Validation and Coercion

Pydantic distinguishes between strict mode (no coercion) and lax mode (the default, which coerces "42"42):

from pydantic import BaseModel

class StrictUser(BaseModel):
    model_config = {"strict": True}
    id: int

StrictUser(id="42")
# ValidationError — string not accepted in strict mode

Custom validators:

from pydantic import BaseModel, field_validator

class Product(BaseModel):
    name: str
    price: float

    @field_validator("price")
    @classmethod
    def price_must_be_positive(cls, v: float) -> float:
        if v <= 0:
            raise ValueError("price must be positive")
        return v

Serialization

Pydantic models serialize to dict and JSON out of the box:

user = User(id=1, name="Alice", tags=["admin"])
print(user.model_dump())
# {'id': 1, 'name': 'Alice', 'email': None, 'tags': ['admin']}

print(user.model_dump_json())
# '{"id":1,"name":"Alice","email":null,"tags":["admin"]}'

# Parse from dict or JSON
user2 = User.model_validate({"id": 2, "name": "Bob"})
user3 = User.model_validate_json('{"id": 3, "name": "Carol"}')

With dataclasses, you get none of this for free — you’d reach for dataclasses.asdict() (which gives a plain dict but doesn’t serialize custom types) or a library like marshmallow.

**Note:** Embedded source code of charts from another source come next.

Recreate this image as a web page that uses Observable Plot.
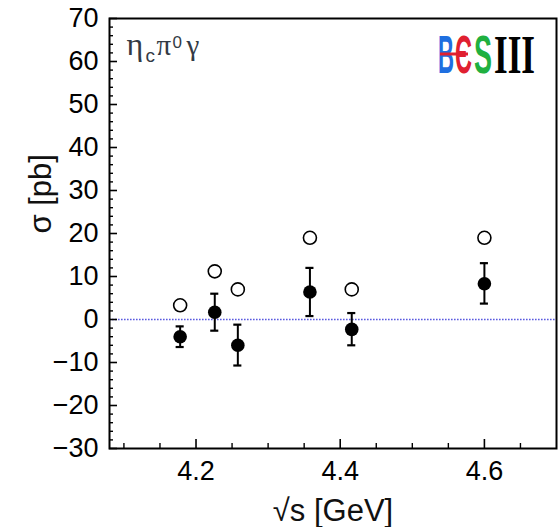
<!DOCTYPE html>
<html><head><meta charset="utf-8">
<script src="https://cdn.jsdelivr.net/npm/d3@7"></script>
<script src="https://cdn.jsdelivr.net/npm/@observablehq/plot@0.6"></script>
<style>
body{margin:0;background:#fff}
#wrap{position:relative;width:560px;height:527px}
</style></head><body><div id="wrap"></div>
<script>
// Data
const energies    = [4.178, 4.226, 4.258, 4.358, 4.416, 4.600];   // sqrt(s) [GeV]
const sigma       = [-4.0, 1.7, -6.0, 6.4, -2.3, 8.3];            // measured cross section [pb]
const errLow      = [-6.4, -2.6, -10.7, 0.8, -6.0, 3.7];          // lower end of error bar
const errHigh     = [-1.6, 6.0, -1.2, 12.0, 1.5, 13.1];           // upper end of error bar
const upperLimit  = [3.3, 11.2, 7.0, 19.0, 7.0, 19.0];            // open circles (upper limits)

const xTicks = [4.2, 4.4, 4.6];
const xMinorTicks = [4.10, 4.15, 4.25, 4.30, 4.35, 4.45, 4.50, 4.55, 4.65];
const yTicks = [-30, -20, -10, 0, 10, 20, 30, 40, 50, 60, 70];
const yMinorTicks = d3.range(-28, 70, 2).filter(v => v % 10 !== 0);

const data = energies.map((x, i) => ({x, y: sigma[i], lo: errLow[i], hi: errHigh[i], ul: upperLimit[i]}));
const capHalf = 0.0056;
const fontSans = "'Liberation Sans', Arial, Helvetica, sans-serif";
const fontSerif = "'Liberation Serif', 'DejaVu Serif', serif";
const labelColor = "#333a44";

const plot = Plot.plot({
  width: 560, height: 527,
  marginLeft: 109, marginRight: 4, marginTop: 18, marginBottom: 79,
  style: {fontFamily: fontSans, fontSize: "27px", color: "#000", background: "#fff"},
  x: {domain: [4.08, 4.70]},
  y: {domain: [-30, 70]},
  marks: [
    Plot.ruleY([0], {stroke: "#5a5ae0", strokeWidth: 1.4, strokeDasharray: "1.6,1.4"}),
    // inward ticks
    Plot.axisY(yMinorTicks, {tickSize: 4, dx: 4, fill: "none", strokeWidth: 1.4, label: null}),
    Plot.axisY(yTicks, {tickSize: 8, dx: 8, fill: "none", strokeWidth: 1.6, label: null}),
    Plot.axisX(xMinorTicks, {tickSize: 5, dy: -5, fill: "none", strokeWidth: 1.4, label: null}),
    Plot.axisX(xTicks, {tickSize: 9, dy: -9, fill: "none", strokeWidth: 1.6, label: null}),
    // tick labels
    Plot.axisY(yTicks, {tickSize: 0, tickPadding: 11, label: null, fontSize: 27}),
    Plot.axisX(xTicks, {tickSize: 0, tickPadding: 12, label: null, fontSize: 27}),
    // axis titles
    Plot.text(["σ [pb]"], {text: d => d, frameAnchor: "left", dx: -59, rotate: -90, lineAnchor: "bottom", fontSize: 31, fill: "#111"}),
    Plot.text(["√s [GeV]"], {text: d => d, frameAnchor: "bottom", dy: 72, lineAnchor: "bottom", fontSize: 31, fill: "#111"}),
    // in-frame label eta_c pi^0 gamma
    Plot.text(["η"], {text: d => d, frameAnchor: "top-left", textAnchor: "start", lineAnchor: "bottom", dx: 17, dy: 36, fontSize: 32, fontFamily: fontSerif, fill: labelColor}),
    Plot.text(["c"], {text: d => d, frameAnchor: "top-left", textAnchor: "start", lineAnchor: "bottom", dx: 36, dy: 43, fontSize: 19, fontFamily: fontSans, fill: labelColor}),
    Plot.text(["π"], {text: d => d, frameAnchor: "top-left", textAnchor: "start", lineAnchor: "bottom", dx: 47, dy: 36, fontSize: 29, fontFamily: fontSerif, fill: labelColor}),
    Plot.text(["0"], {text: d => d, frameAnchor: "top-left", textAnchor: "start", lineAnchor: "bottom", dx: 63, dy: 29, fontSize: 17, fontFamily: fontSans, fill: labelColor}),
    Plot.text(["γ"], {text: d => d, frameAnchor: "top-left", textAnchor: "start", lineAnchor: "bottom", dx: 77, dy: 36, fontSize: 29, fontFamily: fontSerif, fill: labelColor}),
    // error bars
    Plot.ruleX(data, {x: "x", y1: "lo", y2: "hi", strokeWidth: 2}),
    Plot.ruleY(data, {y: "hi", x1: d => d.x - capHalf, x2: d => d.x + capHalf, strokeWidth: 2.2}),
    Plot.ruleY(data, {y: "lo", x1: d => d.x - capHalf, x2: d => d.x + capHalf, strokeWidth: 2.2}),
    // points
    Plot.dot(data, {x: "x", y: "ul", r: 6.5, stroke: "#000", strokeWidth: 1.6, fill: "#fff"}),
    Plot.dot(data, {x: "x", y: "y", r: 6.8, fill: "#000", stroke: "none"}),
    Plot.frame({strokeWidth: 2})
  ]
});
document.getElementById("wrap").appendChild(plot);

// BESIII logo (decoration), letters horizontally compressed with a scale transform
const svg = d3.select(plot);
const logo = svg.append("g").attr("font-weight", "bold");
const letters = [
  {t: "B", x: 438, w: 16, c: "#1f6fe0", f: fontSans},
  {t: "Є", x: 455, w: 17, c: "#e02030", f: fontSans},
  {t: "S", x: 474, w: 18, c: "#20b040", f: fontSans},
  {t: "III", x: 494, w: 41, c: "#000", f: fontSerif}
];
letters.forEach(l => {
  const t = logo.append("text").text(l.t)
    .attr("text-anchor", "start")
    .attr("font-family", l.f).attr("font-size", 54)
    .attr("fill", l.c);
  const natural = t.node().getComputedTextLength() || l.w;
  t.attr("transform", `translate(${l.x},73) scale(${l.w / natural},1)`);
});
logo.append("line").attr("x1", 440).attr("x2", 468).attr("y1", 54).attr("y2", 54)
  .attr("stroke", "#e02030").attr("stroke-width", 3);
</script></body></html>
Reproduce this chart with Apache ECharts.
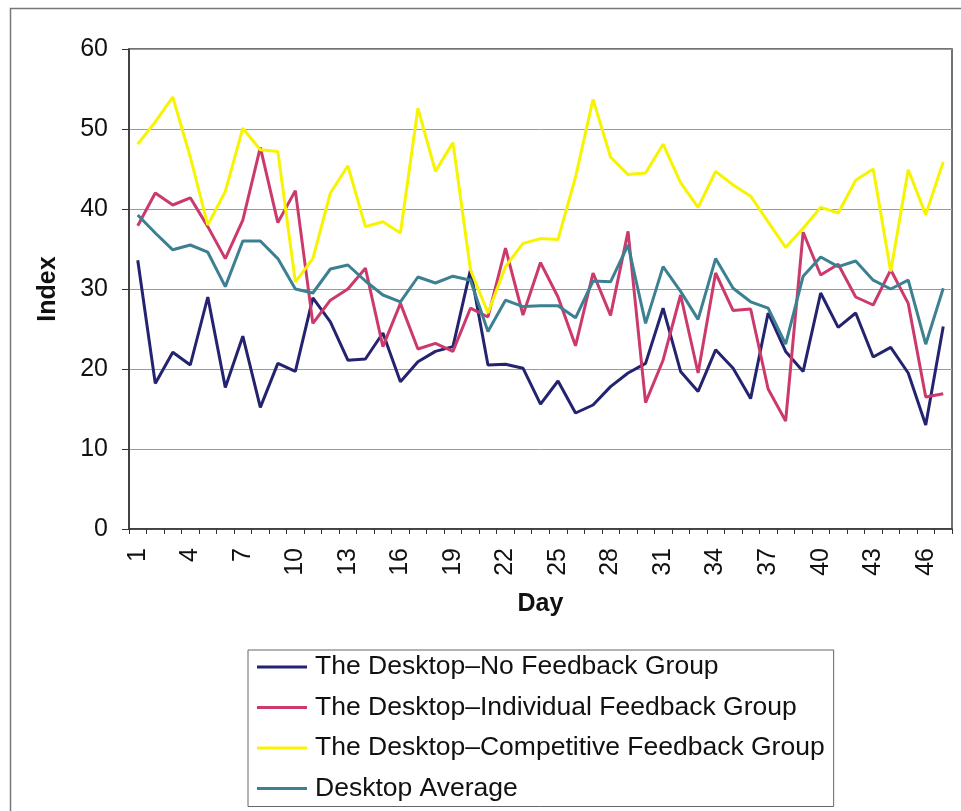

Nested Models and Composition

Both work with nesting, but Pydantic validates the whole tree:

from pydantic import BaseModel

class Address(BaseModel):
    street: str
    city: str

class Customer(BaseModel):
    name: str
    address: Address

customer = Customer(
    name="Alice",
    address={"street": "123 Main St", "city": "Mumbai"}  # dict is auto-converted
)
print(customer.address.city)  # Mumbai

With dataclasses, you’d need to construct Address explicitly.

Performance

For pure in-memory data containers with no external input, dataclasses are faster — no validation overhead. For request/response parsing, Pydantic v2’s Rust core is fast enough that the overhead is negligible at typical API volumes.

A rough guide:

Scenario Use
Internal data transfer, known inputs dataclass
Config objects from env or YAML dataclass or pydantic
API request/response bodies pydantic
FastAPI path parameters and bodies pydantic (mandatory)
CLI argument parsing dataclass + argparse
Database ORM row mapping pydantic or ORM-specific models

Using Both Together

You can use pydantic.dataclasses.dataclass to get Pydantic validation with dataclass syntax:

from pydantic.dataclasses import dataclass

@dataclass
class Item:
    id: int
    name: str
    price: float

Item(id="5", name="Widget", price="9.99")
# id coerced to 5, price coerced to 9.99

This is useful when you want the ergonomics of @dataclass (frozen, slots, etc.) but still need runtime validation.

Conclusion

The decision is straightforward once you know the boundary: if data comes from outside your process — an HTTP request, a config file, a message queue — use Pydantic to validate and coerce it at the entry point. For data that stays inside your application and whose shape you fully control, a plain dataclass is lighter and just as clear. In FastAPI projects, Pydantic is a given; everywhere else, let the source of the data make the decision for you.